Written request: Return only the lines running from the top of the entries to the line with "fontsize=18.5, pad=4)", inclusive, exactly as written.

Data lines:
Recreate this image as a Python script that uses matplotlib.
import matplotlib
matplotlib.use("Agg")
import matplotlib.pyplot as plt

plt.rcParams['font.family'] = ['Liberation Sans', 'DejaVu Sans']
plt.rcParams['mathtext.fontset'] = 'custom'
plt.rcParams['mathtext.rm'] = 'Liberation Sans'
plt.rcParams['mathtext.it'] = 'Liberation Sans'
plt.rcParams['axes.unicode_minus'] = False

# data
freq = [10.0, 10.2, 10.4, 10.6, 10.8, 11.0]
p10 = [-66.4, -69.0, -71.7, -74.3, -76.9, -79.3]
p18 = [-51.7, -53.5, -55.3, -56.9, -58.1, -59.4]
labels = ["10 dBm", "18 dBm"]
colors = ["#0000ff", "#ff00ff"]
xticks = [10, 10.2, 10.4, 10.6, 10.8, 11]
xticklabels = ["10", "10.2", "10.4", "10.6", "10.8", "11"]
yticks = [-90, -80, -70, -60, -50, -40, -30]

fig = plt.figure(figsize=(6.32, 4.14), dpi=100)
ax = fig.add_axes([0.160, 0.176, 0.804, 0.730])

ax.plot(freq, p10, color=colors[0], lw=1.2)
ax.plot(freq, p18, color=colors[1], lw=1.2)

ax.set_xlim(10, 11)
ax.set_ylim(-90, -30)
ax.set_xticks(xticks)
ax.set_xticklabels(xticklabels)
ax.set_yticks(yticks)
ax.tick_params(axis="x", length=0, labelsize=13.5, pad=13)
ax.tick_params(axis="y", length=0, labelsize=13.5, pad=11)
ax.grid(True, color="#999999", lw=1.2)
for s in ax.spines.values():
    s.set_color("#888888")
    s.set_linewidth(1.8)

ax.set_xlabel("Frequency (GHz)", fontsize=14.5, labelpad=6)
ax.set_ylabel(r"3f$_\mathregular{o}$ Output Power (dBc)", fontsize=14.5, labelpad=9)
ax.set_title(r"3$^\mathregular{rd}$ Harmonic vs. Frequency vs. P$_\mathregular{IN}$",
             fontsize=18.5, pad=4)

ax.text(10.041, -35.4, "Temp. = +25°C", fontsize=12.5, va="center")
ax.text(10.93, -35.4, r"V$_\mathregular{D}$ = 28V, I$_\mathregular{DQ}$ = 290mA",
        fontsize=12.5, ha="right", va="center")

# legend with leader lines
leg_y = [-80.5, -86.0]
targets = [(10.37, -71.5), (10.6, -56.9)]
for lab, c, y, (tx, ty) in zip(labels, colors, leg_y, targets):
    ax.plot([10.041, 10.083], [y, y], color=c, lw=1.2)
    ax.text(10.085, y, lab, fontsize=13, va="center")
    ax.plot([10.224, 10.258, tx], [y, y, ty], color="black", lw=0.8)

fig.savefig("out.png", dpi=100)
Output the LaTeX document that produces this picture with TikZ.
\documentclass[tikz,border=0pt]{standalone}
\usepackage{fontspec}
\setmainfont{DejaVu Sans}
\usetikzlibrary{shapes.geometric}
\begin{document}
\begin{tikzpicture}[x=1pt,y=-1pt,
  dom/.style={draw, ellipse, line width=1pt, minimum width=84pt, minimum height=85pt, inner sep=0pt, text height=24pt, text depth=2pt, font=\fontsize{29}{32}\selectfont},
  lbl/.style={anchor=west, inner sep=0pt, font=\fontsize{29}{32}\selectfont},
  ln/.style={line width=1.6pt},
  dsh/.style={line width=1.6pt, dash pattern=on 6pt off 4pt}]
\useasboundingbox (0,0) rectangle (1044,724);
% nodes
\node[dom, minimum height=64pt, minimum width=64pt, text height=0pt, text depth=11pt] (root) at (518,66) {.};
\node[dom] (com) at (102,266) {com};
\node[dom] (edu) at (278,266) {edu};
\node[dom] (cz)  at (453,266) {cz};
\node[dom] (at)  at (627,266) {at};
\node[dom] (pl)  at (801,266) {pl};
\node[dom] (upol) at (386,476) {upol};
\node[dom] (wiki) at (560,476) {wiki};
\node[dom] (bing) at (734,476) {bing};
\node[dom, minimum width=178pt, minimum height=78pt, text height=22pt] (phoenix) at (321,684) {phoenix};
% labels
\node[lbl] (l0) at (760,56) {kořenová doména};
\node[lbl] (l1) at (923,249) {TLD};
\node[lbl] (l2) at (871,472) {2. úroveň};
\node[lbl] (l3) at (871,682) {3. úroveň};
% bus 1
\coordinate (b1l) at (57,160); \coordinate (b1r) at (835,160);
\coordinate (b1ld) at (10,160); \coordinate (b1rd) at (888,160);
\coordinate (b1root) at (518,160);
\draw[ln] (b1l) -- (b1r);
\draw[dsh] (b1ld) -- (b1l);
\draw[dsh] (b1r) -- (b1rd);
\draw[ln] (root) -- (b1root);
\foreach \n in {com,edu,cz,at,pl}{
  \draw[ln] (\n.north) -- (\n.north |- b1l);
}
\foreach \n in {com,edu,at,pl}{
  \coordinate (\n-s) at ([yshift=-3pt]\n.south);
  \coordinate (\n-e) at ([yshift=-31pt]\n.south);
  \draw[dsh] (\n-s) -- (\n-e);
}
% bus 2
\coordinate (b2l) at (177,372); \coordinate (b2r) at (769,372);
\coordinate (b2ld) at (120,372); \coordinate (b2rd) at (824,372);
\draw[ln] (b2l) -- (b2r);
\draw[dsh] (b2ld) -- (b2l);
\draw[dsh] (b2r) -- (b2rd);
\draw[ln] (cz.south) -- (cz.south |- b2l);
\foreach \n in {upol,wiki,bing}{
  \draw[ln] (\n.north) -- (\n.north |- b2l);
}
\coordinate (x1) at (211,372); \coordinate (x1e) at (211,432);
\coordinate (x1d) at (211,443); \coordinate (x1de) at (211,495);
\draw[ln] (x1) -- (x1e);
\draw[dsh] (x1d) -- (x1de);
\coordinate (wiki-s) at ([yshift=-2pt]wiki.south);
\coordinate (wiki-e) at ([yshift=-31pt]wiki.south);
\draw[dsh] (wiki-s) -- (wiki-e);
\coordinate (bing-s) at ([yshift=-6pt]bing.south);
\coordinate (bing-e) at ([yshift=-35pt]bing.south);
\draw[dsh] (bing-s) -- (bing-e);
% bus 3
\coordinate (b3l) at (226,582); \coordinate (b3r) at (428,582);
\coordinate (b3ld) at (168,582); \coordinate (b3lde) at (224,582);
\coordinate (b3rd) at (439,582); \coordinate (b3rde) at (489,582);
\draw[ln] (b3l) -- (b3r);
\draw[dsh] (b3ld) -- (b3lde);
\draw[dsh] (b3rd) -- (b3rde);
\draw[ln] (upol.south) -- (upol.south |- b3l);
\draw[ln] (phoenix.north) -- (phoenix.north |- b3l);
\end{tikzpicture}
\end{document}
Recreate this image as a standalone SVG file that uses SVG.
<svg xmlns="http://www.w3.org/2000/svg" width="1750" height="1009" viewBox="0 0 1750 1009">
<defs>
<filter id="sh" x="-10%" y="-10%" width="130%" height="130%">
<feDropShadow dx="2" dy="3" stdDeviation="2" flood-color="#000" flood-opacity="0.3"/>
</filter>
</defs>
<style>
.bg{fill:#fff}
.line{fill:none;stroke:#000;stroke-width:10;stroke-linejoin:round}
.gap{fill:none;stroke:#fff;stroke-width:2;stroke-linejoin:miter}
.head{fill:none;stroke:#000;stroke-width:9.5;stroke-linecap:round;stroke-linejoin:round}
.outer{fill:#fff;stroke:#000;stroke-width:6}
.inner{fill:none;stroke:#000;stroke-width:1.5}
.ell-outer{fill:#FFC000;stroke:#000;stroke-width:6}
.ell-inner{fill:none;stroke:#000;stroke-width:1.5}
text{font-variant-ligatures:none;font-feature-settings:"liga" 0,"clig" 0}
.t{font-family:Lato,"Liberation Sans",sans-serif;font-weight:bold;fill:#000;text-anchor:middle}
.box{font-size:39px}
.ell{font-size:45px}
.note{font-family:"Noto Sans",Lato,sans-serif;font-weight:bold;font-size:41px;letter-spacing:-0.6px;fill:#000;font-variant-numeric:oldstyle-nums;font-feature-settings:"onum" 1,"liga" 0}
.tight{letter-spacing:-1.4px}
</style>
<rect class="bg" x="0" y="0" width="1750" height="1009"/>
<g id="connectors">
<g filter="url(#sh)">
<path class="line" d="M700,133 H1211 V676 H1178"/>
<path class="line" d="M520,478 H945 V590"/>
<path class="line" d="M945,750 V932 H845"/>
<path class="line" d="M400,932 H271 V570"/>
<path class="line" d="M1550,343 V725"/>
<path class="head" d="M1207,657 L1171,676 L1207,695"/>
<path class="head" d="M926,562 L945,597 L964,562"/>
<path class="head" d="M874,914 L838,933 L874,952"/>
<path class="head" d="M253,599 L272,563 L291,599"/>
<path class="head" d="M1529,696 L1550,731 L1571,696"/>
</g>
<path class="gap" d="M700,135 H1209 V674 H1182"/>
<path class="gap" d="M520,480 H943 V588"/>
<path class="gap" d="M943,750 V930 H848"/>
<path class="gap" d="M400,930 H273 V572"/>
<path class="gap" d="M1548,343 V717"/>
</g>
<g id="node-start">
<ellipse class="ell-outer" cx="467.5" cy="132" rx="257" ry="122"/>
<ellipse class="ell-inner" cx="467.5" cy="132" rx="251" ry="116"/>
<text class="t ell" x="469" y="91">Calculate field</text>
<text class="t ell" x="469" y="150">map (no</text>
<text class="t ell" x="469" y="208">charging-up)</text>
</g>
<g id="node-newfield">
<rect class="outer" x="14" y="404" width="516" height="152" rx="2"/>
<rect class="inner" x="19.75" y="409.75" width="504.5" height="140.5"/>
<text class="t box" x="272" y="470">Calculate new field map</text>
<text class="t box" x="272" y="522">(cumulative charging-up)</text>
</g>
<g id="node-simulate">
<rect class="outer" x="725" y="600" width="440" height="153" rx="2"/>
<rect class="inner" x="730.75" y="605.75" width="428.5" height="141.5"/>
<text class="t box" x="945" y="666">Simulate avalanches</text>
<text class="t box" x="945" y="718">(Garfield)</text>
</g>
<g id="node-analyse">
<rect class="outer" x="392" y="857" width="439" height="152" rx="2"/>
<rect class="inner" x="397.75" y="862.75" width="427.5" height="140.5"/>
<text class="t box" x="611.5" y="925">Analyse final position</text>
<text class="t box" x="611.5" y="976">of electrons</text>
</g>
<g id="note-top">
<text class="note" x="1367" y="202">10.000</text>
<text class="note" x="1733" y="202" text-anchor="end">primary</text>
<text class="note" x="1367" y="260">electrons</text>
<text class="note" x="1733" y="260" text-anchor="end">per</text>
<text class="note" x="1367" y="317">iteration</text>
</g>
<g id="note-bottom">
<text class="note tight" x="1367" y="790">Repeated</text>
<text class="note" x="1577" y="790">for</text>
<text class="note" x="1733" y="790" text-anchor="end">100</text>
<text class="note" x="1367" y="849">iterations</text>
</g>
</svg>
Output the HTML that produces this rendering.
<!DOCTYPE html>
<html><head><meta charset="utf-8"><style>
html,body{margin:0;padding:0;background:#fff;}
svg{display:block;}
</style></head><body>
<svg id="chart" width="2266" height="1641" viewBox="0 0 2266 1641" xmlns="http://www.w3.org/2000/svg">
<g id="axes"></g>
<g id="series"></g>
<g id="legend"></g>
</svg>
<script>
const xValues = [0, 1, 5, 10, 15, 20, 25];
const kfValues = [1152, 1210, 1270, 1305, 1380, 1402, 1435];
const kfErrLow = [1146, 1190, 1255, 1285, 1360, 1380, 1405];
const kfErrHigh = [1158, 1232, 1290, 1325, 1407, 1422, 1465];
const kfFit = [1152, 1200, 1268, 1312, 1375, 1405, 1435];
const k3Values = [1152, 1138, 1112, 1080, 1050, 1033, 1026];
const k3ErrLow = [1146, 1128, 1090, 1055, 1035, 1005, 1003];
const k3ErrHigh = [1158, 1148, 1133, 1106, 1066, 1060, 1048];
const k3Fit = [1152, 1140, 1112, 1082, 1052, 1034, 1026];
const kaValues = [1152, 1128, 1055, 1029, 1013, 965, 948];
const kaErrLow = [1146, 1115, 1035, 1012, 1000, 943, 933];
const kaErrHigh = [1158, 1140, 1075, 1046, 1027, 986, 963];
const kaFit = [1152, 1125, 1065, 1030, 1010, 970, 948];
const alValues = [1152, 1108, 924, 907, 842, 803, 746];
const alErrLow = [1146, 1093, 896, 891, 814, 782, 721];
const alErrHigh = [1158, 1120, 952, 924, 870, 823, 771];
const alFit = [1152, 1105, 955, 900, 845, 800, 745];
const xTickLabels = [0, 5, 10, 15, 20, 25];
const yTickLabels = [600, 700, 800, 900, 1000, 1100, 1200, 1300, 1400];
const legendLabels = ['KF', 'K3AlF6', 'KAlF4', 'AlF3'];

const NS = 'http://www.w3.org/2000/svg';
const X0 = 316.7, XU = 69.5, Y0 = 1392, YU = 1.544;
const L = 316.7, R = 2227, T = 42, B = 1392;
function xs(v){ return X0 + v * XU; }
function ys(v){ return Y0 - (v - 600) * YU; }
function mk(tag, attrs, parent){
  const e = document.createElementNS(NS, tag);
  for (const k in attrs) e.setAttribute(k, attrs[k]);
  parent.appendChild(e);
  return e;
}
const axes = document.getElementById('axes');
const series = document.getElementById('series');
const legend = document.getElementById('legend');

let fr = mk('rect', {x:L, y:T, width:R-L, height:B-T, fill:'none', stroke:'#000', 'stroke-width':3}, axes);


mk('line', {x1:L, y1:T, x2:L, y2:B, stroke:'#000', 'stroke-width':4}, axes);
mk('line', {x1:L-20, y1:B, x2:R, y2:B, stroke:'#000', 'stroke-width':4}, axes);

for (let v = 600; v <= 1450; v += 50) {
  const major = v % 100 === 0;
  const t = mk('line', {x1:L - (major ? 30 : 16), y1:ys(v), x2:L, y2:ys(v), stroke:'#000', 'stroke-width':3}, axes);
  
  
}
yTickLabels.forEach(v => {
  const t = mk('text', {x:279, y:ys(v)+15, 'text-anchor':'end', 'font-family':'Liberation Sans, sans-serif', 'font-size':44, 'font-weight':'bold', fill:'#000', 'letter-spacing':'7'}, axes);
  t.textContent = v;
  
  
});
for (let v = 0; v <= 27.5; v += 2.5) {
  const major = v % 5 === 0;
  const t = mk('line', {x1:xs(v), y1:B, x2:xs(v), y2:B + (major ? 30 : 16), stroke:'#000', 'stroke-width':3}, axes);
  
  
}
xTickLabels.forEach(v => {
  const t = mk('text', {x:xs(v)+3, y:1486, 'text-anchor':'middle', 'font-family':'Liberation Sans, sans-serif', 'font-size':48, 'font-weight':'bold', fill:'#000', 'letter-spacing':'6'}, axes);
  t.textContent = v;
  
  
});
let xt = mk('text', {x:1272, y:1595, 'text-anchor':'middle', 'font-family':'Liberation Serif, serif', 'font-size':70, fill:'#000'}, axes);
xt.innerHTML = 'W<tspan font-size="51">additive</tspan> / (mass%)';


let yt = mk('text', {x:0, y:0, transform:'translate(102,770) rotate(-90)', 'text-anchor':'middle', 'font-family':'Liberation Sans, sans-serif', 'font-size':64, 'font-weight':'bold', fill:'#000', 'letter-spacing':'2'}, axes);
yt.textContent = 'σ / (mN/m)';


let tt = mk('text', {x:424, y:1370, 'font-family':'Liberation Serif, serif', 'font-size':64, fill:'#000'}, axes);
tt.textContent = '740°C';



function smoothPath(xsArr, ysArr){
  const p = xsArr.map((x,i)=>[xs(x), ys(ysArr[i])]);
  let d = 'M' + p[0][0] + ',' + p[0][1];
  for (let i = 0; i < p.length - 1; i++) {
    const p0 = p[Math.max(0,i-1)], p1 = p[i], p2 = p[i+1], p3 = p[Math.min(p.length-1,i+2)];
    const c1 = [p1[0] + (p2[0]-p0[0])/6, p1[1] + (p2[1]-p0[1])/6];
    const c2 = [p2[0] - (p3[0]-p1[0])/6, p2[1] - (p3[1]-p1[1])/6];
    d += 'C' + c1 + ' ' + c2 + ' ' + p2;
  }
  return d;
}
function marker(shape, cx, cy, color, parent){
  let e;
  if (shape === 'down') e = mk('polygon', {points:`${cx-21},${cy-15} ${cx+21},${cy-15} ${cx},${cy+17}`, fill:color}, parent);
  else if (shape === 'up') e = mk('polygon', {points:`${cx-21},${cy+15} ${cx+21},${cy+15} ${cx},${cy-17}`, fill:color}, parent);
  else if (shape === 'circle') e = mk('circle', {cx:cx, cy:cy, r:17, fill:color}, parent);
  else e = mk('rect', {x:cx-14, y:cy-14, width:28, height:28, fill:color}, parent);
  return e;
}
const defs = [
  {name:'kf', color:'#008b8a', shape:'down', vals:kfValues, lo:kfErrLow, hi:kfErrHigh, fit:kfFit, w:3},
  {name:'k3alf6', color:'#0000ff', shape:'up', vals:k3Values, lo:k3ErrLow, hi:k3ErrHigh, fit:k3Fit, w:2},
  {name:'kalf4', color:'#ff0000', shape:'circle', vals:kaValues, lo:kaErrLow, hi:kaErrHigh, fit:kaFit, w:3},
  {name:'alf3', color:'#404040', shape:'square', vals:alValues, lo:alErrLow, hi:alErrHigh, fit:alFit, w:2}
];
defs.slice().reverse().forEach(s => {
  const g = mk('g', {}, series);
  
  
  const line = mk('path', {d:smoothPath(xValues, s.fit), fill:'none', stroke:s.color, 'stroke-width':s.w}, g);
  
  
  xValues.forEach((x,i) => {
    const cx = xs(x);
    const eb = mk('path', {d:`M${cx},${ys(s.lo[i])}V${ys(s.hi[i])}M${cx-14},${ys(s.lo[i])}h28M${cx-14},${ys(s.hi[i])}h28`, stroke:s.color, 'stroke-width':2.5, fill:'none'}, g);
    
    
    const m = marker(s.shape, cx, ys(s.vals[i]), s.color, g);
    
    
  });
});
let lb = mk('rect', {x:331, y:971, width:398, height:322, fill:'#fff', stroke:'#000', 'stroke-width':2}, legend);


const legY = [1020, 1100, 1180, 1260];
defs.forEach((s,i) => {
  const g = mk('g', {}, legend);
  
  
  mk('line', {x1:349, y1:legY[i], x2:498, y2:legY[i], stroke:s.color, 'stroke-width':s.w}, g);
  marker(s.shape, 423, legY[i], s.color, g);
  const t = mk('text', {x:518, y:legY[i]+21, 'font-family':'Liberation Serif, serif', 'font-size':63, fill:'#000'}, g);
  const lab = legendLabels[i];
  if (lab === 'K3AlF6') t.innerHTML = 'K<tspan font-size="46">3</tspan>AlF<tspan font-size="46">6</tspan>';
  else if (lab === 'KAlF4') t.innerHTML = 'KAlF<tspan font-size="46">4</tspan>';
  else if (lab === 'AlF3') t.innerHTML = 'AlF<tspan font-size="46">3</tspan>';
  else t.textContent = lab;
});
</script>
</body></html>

Answer to this exercise:
Recreate this image as a Python script that uses matplotlib.
import matplotlib
matplotlib.use("Agg")
import matplotlib.pyplot as plt

plt.rcParams['font.family'] = ['Liberation Sans', 'DejaVu Sans']
plt.rcParams['mathtext.fontset'] = 'custom'
plt.rcParams['mathtext.rm'] = 'Liberation Sans'
plt.rcParams['mathtext.it'] = 'Liberation Sans'
plt.rcParams['axes.unicode_minus'] = False

# data
freq = [10.0, 10.2, 10.4, 10.6, 10.8, 11.0]
p10 = [-66.4, -69.0, -71.7, -74.3, -76.9, -79.3]
p18 = [-51.7, -53.5, -55.3, -56.9, -58.1, -59.4]
labels = ["10 dBm", "18 dBm"]
colors = ["#0000ff", "#ff00ff"]
xticks = [10, 10.2, 10.4, 10.6, 10.8, 11]
xticklabels = ["10", "10.2", "10.4", "10.6", "10.8", "11"]
yticks = [-90, -80, -70, -60, -50, -40, -30]

fig = plt.figure(figsize=(6.32, 4.14), dpi=100)
ax = fig.add_axes([0.160, 0.176, 0.804, 0.730])

ax.plot(freq, p10, color=colors[0], lw=1.2)
ax.plot(freq, p18, color=colors[1], lw=1.2)

ax.set_xlim(10, 11)
ax.set_ylim(-90, -30)
ax.set_xticks(xticks)
ax.set_xticklabels(xticklabels)
ax.set_yticks(yticks)
ax.tick_params(axis="x", length=0, labelsize=13.5, pad=13)
ax.tick_params(axis="y", length=0, labelsize=13.5, pad=11)
ax.grid(True, color="#999999", lw=1.2)
for s in ax.spines.values():
    s.set_color("#888888")
    s.set_linewidth(1.8)

ax.set_xlabel("Frequency (GHz)", fontsize=14.5, labelpad=6)
ax.set_ylabel(r"3f$_\mathregular{o}$ Output Power (dBc)", fontsize=14.5, labelpad=9)
ax.set_title(r"3$^\mathregular{rd}$ Harmonic vs. Frequency vs. P$_\mathregular{IN}$",
             fontsize=18.5, pad=4)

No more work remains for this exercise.